Russians went on to be the poorest of the members of an uneasy Cold War era that, quite frankly, had a lot to do with creating a world where it would be impossible to create any more Third Reich’s or Greater East Asia Co-Prosperity Spheres. The Russians still wait for their turn, to borrow a term from America’s past, for Reconstruction. But it won’t happen if Russia’s leadership remains prideful. And Vladimir Putin, because of his position, is the man on the spot to either change that path so that Russian pride evolves to for better or degrades into another half century of worsening quality of life for his nation. I’m really curious to know how he and his apparatus sees this challenge they have no choice to face.

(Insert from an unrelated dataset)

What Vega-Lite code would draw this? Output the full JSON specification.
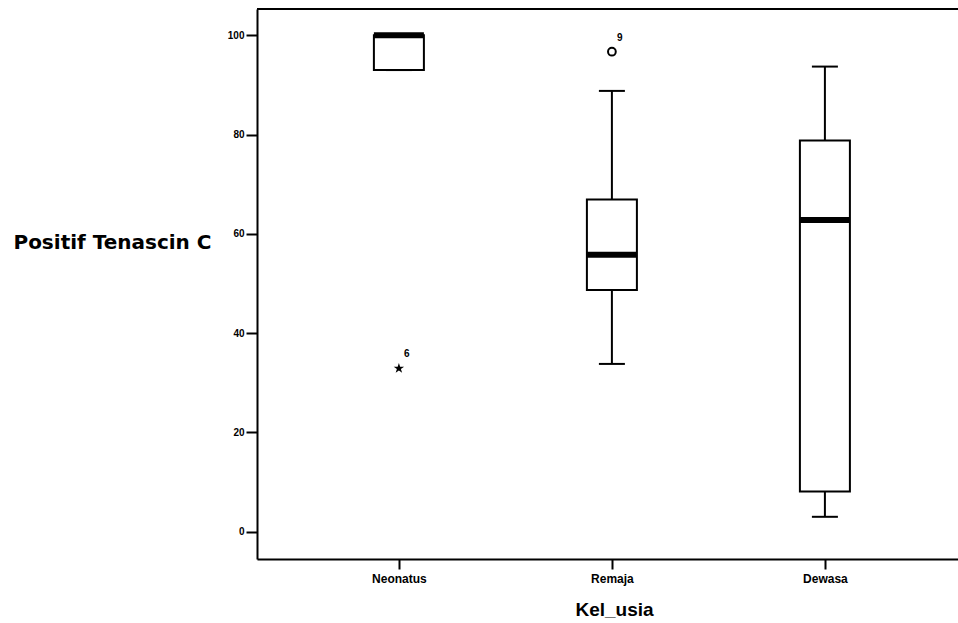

And then I’d like to ask an even tougher follow up question. “For the good of the Russian people’s future, are you willing to do what it takes to obtain ‘Most Favored Nation’ (MFN) trading partner status with the United States?” This is a powerfully loaded question. One I’m sure that would not be lost on Mr. Putin. MFN status is the modern equivalent of the US post-World War II Marshall Plan that rebuilt Western Europe and Japan from ruins. The conferring of MFN would establish pathways to create free trade zones with preferred trade and tariff treatment with each of the 85 districts of the Russian Federation. It would raise the standards of living in these districts and create tangible pathways for each of them to become part of the first world economy in ways presently impossible as long as their survival stems solely from the health of their central government in Moscow. For the US, it would create a vast new trading partner that over the next fifty years would almost assuredly blossom for both economies. It’s not unreasonable to envision a future Russia with GDP’s in the $4 to $10 Trillion (USD) range under such bilateral conditions. It’s probably the single most unfulfilled “peace dividend” on this planet from end of both the Second World War and the Cold War.
Are there implied demands that would come from the US to grant MFN status? Of course. Ensuring graft and corruption are nowhere near the economies that would emerge in each of the economic free trade zones so everyone feels comfortable that the risk-reward economics meet competitive world standards is one of them. Altering the behavioral culture of Russia’s central government from one that still believes it is fighting the shadow puppets of the Cold War to one that is focused on being a fully participating member of a hegemon free economic circle of trading partners is another. Put more bluntly, it demands that Russia take the therapy it needs to move beyond the PTSD of losing the Cold War.
One day, I hope to hear Mr. Putin’s reply in person. To be honest, I’d really like to ask Donald Trump and Xi Jinping what they think of the same questions.